The model marginalizes out the discrete parameter \(z\), storing the
unnormalized conditional probability \(\log q(z_i=k|\theta,\pi)\) in

`log_q_z[i,~k]`

.

The Stan model converges quickly and mixes well using NUTS starting at diffuse initial points, unlike the equivalent model implemented with Gibbs sampling over the discrete parameter. Reasonable weakly informative priors are \(\alpha_k = 3\) and \(\beta_{k,k} = 2.5 K\) and \(\beta_{k,k'} = 1\) if \(k \neq k'\). Taking \(\alpha\) and \(\beta_k\) to be unit vectors and applying optimization will produce the same answer as the expectation maximization (EM) algorithm of Dawid and Skene (1979).

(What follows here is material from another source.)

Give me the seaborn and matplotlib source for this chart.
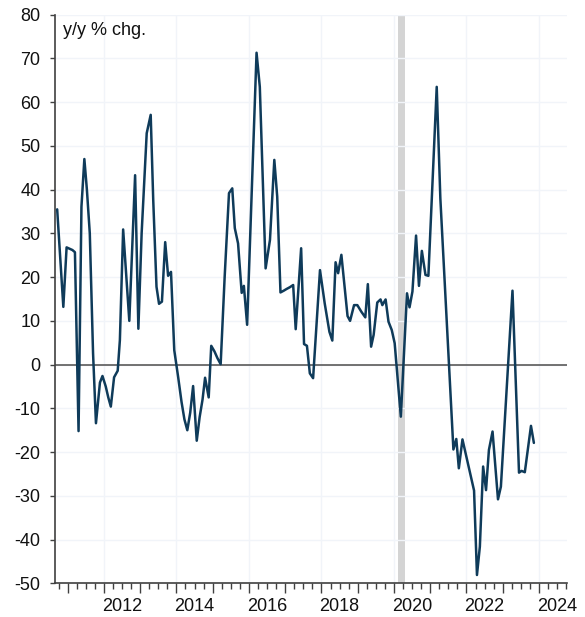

#### Inference for the True Category

The quantity `log_q_z[i]`

is defined as a transformed
parameter. It encodes the (unnormalized) log of \(p(z_i | \theta, \pi)\). Each iteration provides a value conditioned on that
iteration’s values for \(\theta\) and \(\pi\). Applying the softmax
function to `log_q_z[i]`

provides a simplex corresponding to
the probability mass function of \(z_i\) in the posterior. These may
be averaged across the iterations to provide the posterior probability
distribution over each \(z_i\).

*References*

Dawid, A. P., and A. M. Skene. 1979. “Maximum Likelihood Estimation of Observer Error-Rates Using the EM Algorithm.” *Journal of the Royal Statistical Society. Series C (Applied Statistics)* 28 (1): 20–28.